By Brett Walton, Circle of Blue – October 3, 2022

Bad tasting and polluted tap water are not just infrastructure problems. Municipal drinking water failures like the crisis in Jackson, Mississippi, are also threats to government legitimacy.

That’s one of many arguments that Manny Teodoro and co-authors Samantha Zuhlke and David Switzer make in a compelling new book titled The Profits of Distrust.

Teodoro, an associate professor at the University of Wisconsin-Madison, told Circle of Blue that tap water in the United States is the “most intimate relationship between a government and its people.” Water is provided primarily by publicly operated utilities. The treated water enters the home, where people bathe in it, cook with it, drink it.

“So to drink tap water is to trust government,” Teodoro says. “To drink bottled water, or its commercial alternatives, is a sign that you distrust government, because you’re willing to pay tens to hundreds of times more for a commercial product that you believe is superior” — even though bottled water is less stringently regulated.

Who distrusts tap water the most? Based on the evidence, low-income households and communities of color. Those groups most frequently experience discolored, foul tasting, or contaminated water from their faucets.

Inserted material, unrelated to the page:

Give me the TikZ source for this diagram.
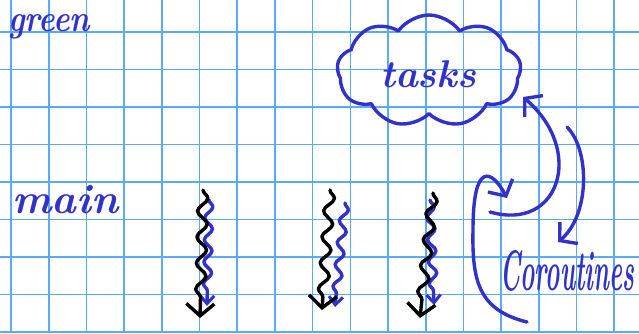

Teodoro says that this mistrust is exploited by companies who sell water in bottles or in kiosks that are strategically installed outside grocery stores and strip malls in poorer neighborhoods. Those companies earned $36 billion in revenue from water sales in 2020. That’s significantly more money than Congress provides each year for drinking water and sewer infrastructure.

Breaking the vicious cycle of drinking water failures that result in loss of trust will not be easy, Teodoro cautions. But it can be done with focused efforts in the areas of administration, funding, data collection, and communications.

“One of the deep and fundamental challenges we have in the water sector,” he says, “is reaching and connecting with the people who already distrust us.”